[Task directions]
Exactly the lines from the line containing "Emit a Python" through the line containing "from matplotlib.transforms import" are to be echoed, with both included and pictures left out.

[Listed entries]
# # # #
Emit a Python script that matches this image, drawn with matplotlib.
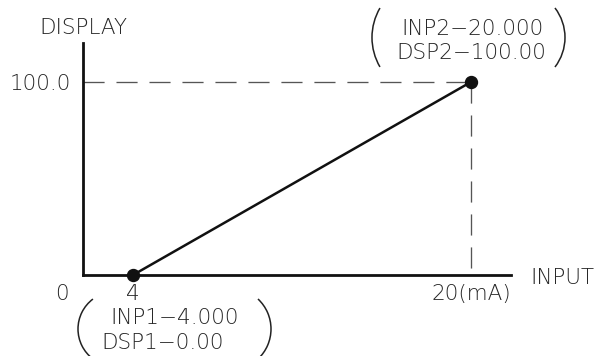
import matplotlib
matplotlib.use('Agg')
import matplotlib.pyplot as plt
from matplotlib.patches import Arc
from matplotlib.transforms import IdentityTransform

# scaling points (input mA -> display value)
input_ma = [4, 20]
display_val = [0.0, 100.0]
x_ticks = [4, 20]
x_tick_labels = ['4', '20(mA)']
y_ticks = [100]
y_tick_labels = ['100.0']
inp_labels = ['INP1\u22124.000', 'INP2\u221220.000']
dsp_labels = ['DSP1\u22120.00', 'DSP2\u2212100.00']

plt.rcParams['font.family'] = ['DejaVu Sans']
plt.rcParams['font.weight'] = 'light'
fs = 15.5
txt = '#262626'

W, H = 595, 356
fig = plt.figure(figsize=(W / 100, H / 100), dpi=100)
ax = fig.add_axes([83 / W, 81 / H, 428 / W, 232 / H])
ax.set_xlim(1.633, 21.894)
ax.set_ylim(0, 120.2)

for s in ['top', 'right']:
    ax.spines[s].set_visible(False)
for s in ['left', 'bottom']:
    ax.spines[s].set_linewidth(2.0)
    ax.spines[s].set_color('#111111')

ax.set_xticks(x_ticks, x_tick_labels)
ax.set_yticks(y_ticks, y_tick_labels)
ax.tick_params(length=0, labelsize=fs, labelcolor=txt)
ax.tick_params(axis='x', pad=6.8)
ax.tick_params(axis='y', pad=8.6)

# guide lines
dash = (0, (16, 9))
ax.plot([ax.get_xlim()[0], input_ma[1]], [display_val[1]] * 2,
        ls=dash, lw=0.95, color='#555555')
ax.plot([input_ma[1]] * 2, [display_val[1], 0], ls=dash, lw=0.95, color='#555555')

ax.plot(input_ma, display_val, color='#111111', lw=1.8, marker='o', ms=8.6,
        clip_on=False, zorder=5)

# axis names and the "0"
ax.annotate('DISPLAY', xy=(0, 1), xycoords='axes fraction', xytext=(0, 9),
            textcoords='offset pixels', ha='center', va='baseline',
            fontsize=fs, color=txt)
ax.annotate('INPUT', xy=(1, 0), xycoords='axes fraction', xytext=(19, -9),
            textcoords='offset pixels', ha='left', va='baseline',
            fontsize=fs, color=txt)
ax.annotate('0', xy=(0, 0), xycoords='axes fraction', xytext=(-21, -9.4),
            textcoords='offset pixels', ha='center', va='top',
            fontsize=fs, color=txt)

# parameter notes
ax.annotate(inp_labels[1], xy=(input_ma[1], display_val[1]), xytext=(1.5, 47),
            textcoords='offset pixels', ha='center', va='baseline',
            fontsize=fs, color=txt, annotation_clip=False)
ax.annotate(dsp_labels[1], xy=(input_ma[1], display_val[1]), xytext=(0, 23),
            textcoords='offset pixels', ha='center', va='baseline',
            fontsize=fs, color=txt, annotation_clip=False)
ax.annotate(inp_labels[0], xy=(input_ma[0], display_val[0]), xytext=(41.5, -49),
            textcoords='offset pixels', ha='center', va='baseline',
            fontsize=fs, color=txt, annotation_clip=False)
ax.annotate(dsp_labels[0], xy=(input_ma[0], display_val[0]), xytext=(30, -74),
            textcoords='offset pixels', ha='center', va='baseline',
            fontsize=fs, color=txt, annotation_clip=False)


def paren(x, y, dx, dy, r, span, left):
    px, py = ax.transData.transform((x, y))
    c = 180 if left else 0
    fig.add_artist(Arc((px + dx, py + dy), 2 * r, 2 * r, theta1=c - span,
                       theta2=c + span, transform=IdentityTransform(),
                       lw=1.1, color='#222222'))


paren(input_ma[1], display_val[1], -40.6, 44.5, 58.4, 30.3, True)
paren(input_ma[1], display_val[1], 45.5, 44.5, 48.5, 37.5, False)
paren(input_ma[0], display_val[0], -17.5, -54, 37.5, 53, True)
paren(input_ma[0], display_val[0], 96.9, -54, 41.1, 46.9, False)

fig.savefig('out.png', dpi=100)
# # # #
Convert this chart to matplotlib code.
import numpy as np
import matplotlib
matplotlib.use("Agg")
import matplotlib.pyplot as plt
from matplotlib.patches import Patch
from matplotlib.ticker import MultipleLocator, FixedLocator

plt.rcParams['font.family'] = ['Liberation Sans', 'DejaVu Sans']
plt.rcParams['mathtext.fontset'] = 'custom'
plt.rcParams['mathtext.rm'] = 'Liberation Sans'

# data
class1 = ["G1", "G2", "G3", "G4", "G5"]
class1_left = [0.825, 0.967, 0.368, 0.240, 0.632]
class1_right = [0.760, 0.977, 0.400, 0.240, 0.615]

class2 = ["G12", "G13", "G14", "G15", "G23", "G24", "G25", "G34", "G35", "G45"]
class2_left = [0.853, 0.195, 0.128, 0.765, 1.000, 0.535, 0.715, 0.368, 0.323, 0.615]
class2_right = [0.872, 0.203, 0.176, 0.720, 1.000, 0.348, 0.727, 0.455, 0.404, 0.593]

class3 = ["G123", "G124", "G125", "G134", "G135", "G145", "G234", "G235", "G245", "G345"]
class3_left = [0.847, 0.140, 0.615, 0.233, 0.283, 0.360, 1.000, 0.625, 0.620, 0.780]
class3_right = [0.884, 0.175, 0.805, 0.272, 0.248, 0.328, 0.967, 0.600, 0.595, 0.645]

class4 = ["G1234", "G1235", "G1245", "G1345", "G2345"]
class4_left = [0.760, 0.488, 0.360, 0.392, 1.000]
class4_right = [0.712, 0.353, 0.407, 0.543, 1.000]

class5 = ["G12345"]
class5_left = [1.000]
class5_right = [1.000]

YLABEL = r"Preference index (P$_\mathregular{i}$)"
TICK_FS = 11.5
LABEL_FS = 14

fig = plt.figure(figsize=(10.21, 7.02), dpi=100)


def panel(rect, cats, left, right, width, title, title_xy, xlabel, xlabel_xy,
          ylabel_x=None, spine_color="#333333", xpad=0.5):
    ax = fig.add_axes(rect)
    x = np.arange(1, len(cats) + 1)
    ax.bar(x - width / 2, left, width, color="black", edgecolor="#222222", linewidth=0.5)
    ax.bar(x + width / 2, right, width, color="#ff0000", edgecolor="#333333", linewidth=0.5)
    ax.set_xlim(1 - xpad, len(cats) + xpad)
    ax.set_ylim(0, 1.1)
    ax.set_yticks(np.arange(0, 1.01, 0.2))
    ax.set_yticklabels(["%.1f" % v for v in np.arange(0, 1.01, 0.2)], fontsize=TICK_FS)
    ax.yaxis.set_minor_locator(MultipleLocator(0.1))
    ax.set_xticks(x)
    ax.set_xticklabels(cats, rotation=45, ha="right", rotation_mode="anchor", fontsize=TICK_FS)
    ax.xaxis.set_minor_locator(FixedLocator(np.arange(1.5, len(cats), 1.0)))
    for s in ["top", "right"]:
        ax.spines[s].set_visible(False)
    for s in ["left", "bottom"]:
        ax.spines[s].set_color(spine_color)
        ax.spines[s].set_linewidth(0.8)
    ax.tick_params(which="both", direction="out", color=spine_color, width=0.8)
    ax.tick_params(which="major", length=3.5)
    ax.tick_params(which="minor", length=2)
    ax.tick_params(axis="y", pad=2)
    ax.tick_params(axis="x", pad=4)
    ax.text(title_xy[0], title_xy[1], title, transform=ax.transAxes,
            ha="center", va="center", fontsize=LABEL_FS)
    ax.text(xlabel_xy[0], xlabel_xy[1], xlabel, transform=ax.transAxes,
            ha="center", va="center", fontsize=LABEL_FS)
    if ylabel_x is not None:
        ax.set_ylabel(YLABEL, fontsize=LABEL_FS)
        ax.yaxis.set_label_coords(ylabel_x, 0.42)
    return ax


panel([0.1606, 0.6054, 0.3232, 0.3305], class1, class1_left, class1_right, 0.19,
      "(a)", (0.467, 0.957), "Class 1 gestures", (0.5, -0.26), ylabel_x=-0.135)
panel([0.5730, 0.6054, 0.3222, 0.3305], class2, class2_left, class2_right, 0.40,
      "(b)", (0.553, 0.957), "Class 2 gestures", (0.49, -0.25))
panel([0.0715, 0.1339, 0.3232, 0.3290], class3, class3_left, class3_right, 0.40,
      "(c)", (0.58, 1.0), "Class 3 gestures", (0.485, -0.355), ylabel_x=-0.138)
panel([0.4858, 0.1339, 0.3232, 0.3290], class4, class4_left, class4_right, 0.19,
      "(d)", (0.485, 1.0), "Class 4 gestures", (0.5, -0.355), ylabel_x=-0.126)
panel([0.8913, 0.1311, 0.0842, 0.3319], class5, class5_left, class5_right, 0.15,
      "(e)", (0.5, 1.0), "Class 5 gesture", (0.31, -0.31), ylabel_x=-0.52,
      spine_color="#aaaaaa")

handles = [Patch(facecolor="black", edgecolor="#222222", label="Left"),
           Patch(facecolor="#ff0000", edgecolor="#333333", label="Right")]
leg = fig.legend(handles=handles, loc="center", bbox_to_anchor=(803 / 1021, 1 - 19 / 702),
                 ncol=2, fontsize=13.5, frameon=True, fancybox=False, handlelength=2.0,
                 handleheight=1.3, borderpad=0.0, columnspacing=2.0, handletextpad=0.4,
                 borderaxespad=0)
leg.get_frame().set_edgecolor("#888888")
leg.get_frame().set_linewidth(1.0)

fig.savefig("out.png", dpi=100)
# # # #
[Task response]
Emit a Python script that matches this image, drawn with matplotlib.
import matplotlib
matplotlib.use('Agg')
import matplotlib.pyplot as plt
from matplotlib.patches import Arc
from matplotlib.transforms import IdentityTransform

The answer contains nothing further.